With the pictures left out, copy the listing below exactly.

>> begin

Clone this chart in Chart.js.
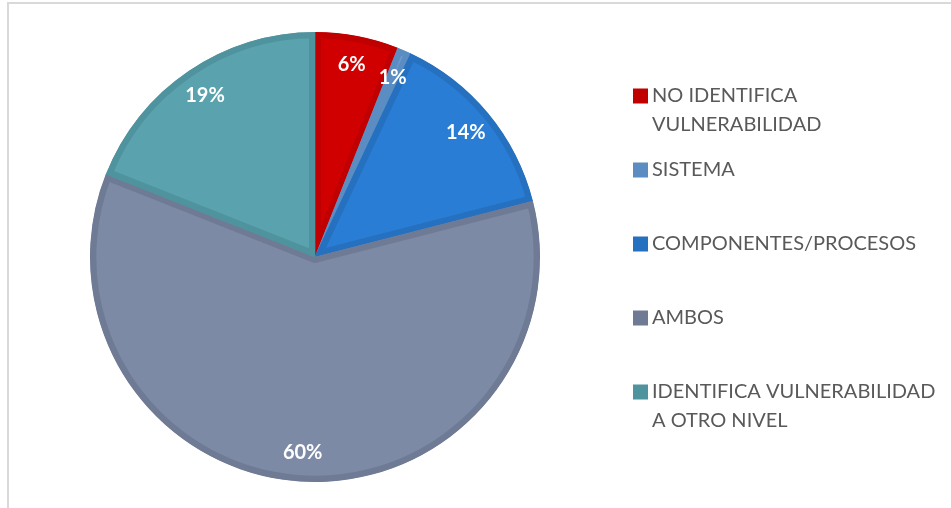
<!DOCTYPE html>
<html>
<head>
<meta charset="utf-8">
<script src="https://cdn.jsdelivr.net/npm/chart.js@4/dist/chart.umd.min.js"></script>
<style>
  html, body { margin: 0; padding: 0; background: #ffffff; }
  #wrap { position: relative; width: 951px; height: 508px; }
</style>
</head>
<body>
<div id="wrap"><canvas id="c" width="951" height="508"></canvas></div>
<script>
// Categories (each label split into its display lines)
const categories = [
  ['NO IDENTIFICA', 'VULNERABILIDAD'],
  ['SISTEMA'],
  ['COMPONENTES/PROCESOS'],
  ['AMBOS'],
  ['IDENTIFICA VULNERABILIDAD', 'A OTRO NIVEL']
];
// Share of responses, in percent
const shares = [6, 1, 14, 60, 19];
const fillColors   = ['#D10000', '#6B9BCF', '#2A7DD4', '#7D8AA6', '#5AA2AD'];
const borderColors = ['#C00000', '#5B8DC2', '#2670C0', '#6F7B95', '#4F939E'];

// Thin frame along the top and left edges
const framePlugin = {
  id: 'frame',
  beforeDraw(chart) {
    const ctx = chart.ctx;
    ctx.save();
    ctx.strokeStyle = '#d9d9d9';
    ctx.lineWidth = 2;
    ctx.beginPath();
    ctx.moveTo(8, 508);
    ctx.lineTo(8, 3);
    ctx.lineTo(951, 3);
    ctx.stroke();
    ctx.restore();
  }
};

// Percentage labels placed near the outer rim of each slice
const valueLabels = {
  id: 'valueLabels',
  afterDatasetsDraw(chart) {
    const ctx = chart.ctx;
    const meta = chart.getDatasetMeta(0);
    const total = shares.reduce((a, b) => a + b, 0);
    ctx.save();
    ctx.fillStyle = '#ffffff';
    ctx.font = 'bold 20px Lato, "Open Sans", sans-serif';
    ctx.textAlign = 'center';
    ctx.textBaseline = 'middle';
    meta.data.forEach((arc, i) => {
      const p = arc.getProps(['x', 'y', 'startAngle', 'endAngle', 'outerRadius'], true);
      const mid = (p.startAngle + p.endAngle) / 2;
      const r = p.outerRadius * 0.87;
      const txt = Math.round(shares[i] / total * 100) + '%';
      ctx.fillText(txt, p.x + Math.cos(mid) * r, p.y + Math.sin(mid) * r);
    });
    ctx.restore();
  }
};

// Legend on the right with wrapped labels
const sideLegend = {
  id: 'sideLegend',
  afterDraw(chart) {
    const ctx = chart.ctx;
    const x0 = 633, textX = 652, firstY = 96, step = 74, lineH = 28.5, box = 15;
    ctx.save();
    ctx.font = '20px Lato, "Open Sans", sans-serif';
    ctx.textBaseline = 'middle';
    ctx.textAlign = 'left';
    categories.forEach((lines, i) => {
      const y = firstY + i * step;
      ctx.fillStyle = borderColors[i];
      ctx.fillRect(x0, y - box / 2, box, box);
      ctx.fillStyle = '#595959';
      lines.forEach((ln, j) => ctx.fillText(ln, textX, y + j * lineH));
    });
    ctx.restore();
  }
};

new Chart(document.getElementById('c'), {
  type: 'pie',
  data: {
    labels: categories,
    datasets: [{
      data: shares,
      backgroundColor: fillColors,
      borderColor: borderColors,
      borderWidth: 6,
      borderAlign: 'inner',
      hoverOffset: 0
    }]
  },
  options: {
    responsive: false,
    animation: false,
    events: [],
    radius: 225,
    layout: { padding: { left: 0, right: 321, top: 6, bottom: 0 } },
    plugins: {
      legend: { display: false },
      tooltip: { enabled: false }
    }
  },
  plugins: [framePlugin, valueLabels, sideLegend]
});
</script>
</body>
</html>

>> end

▸ **ANSWER BELOW**:
Clone this chart in Chart.js.
<!DOCTYPE html>
<html>
<head>
<meta charset="utf-8">
<script src="https://cdn.jsdelivr.net/npm/chart.js@4/dist/chart.umd.min.js"></script>
<style>
  html, body { margin: 0; padding: 0; background: #ffffff; }
  #wrap { position: relative; width: 951px; height: 508px; }
</style>
</head>
<body>
<div id="wrap"><canvas id="c" width="951" height="508"></canvas></div>
<script>
// Categories (each label split into its display lines)
const categories = [
  ['NO IDENTIFICA', 'VULNERABILIDAD'],
  ['SISTEMA'],
  ['COMPONENTES/PROCESOS'],
  ['AMBOS'],
  ['IDENTIFICA VULNERABILIDAD', 'A OTRO NIVEL']
];
// Share of responses, in percent
const shares = [6, 1, 14, 60, 19];
const fillColors   = ['#D10000', '#6B9BCF', '#2A7DD4', '#7D8AA6', '#5AA2AD'];
const borderColors = ['#C00000', '#5B8DC2', '#2670C0', '#6F7B95', '#4F939E'];

// Thin frame along the top and left edges
const framePlugin = {
  id: 'frame',
  beforeDraw(chart) {
    const ctx = chart.ctx;
    ctx.save();
    ctx.strokeStyle = '#d9d9d9';
    ctx.lineWidth = 2;
    ctx.beginPath();
    ctx.moveTo(8, 508);
    ctx.lineTo(8, 3);
    ctx.lineTo(951, 3);
    ctx.stroke();
    ctx.restore();
  }
};

// Percentage labels placed near the outer rim of each slice
const valueLabels = {
  id: 'valueLabels',
  afterDatasetsDraw(chart) {
    const ctx = chart.ctx;
    const meta = chart.getDatasetMeta(0);
    const total = shares.reduce((a, b) => a + b, 0);
    ctx.save();
    ctx.fillStyle = '#ffffff';
    ctx.font = 'bold 20px Lato, "Open Sans", sans-serif';
    ctx.textAlign = 'center';
    ctx.textBaseline = 'middle';
    meta.data.forEach((arc, i) => {
      const p = arc.getProps(['x', 'y', 'startAngle', 'endAngle', 'outerRadius'], true);
      const mid = (p.startAngle + p.endAngle) / 2;
      const r = p.outerRadius * 0.87;
      const txt = Math.round(shares[i] / total * 100) + '%';
      ctx.fillText(txt, p.x + Math.cos(mid) * r, p.y + Math.sin(mid) * r);
    });
    ctx.restore();
  }
};

// Legend on the right with wrapped labels
const sideLegend = {
  id: 'sideLegend',
  afterDraw(chart) {
    const ctx = chart.ctx;
    const x0 = 633, textX = 652, firstY = 96, step = 74, lineH = 28.5, box = 15;
    ctx.save();
    ctx.font = '20px Lato, "Open Sans", sans-serif';
    ctx.textBaseline = 'middle';
    ctx.textAlign = 'left';
    categories.forEach((lines, i) => {
      const y = firstY + i * step;
      ctx.fillStyle = borderColors[i];
      ctx.fillRect(x0, y - box / 2, box, box);
      ctx.fillStyle = '#595959';
      lines.forEach((ln, j) => ctx.fillText(ln, textX, y + j * lineH));
    });
    ctx.restore();
  }
};

new Chart(document.getElementById('c'), {
  type: 'pie',
  data: {
    labels: categories,
    datasets: [{
      data: shares,
      backgroundColor: fillColors,
      borderColor: borderColors,
      borderWidth: 6,
      borderAlign: 'inner',
      hoverOffset: 0
    }]
  },
  options: {
    responsive: false,
    animation: false,
    events: [],
    radius: 225,
    layout: { padding: { left: 0, right: 321, top: 6, bottom: 0 } },
    plugins: {
      legend: { display: false },
      tooltip: { enabled: false }
    }
  },
  plugins: [framePlugin, valueLabels, sideLegend]
});
</script>
</body>
</html>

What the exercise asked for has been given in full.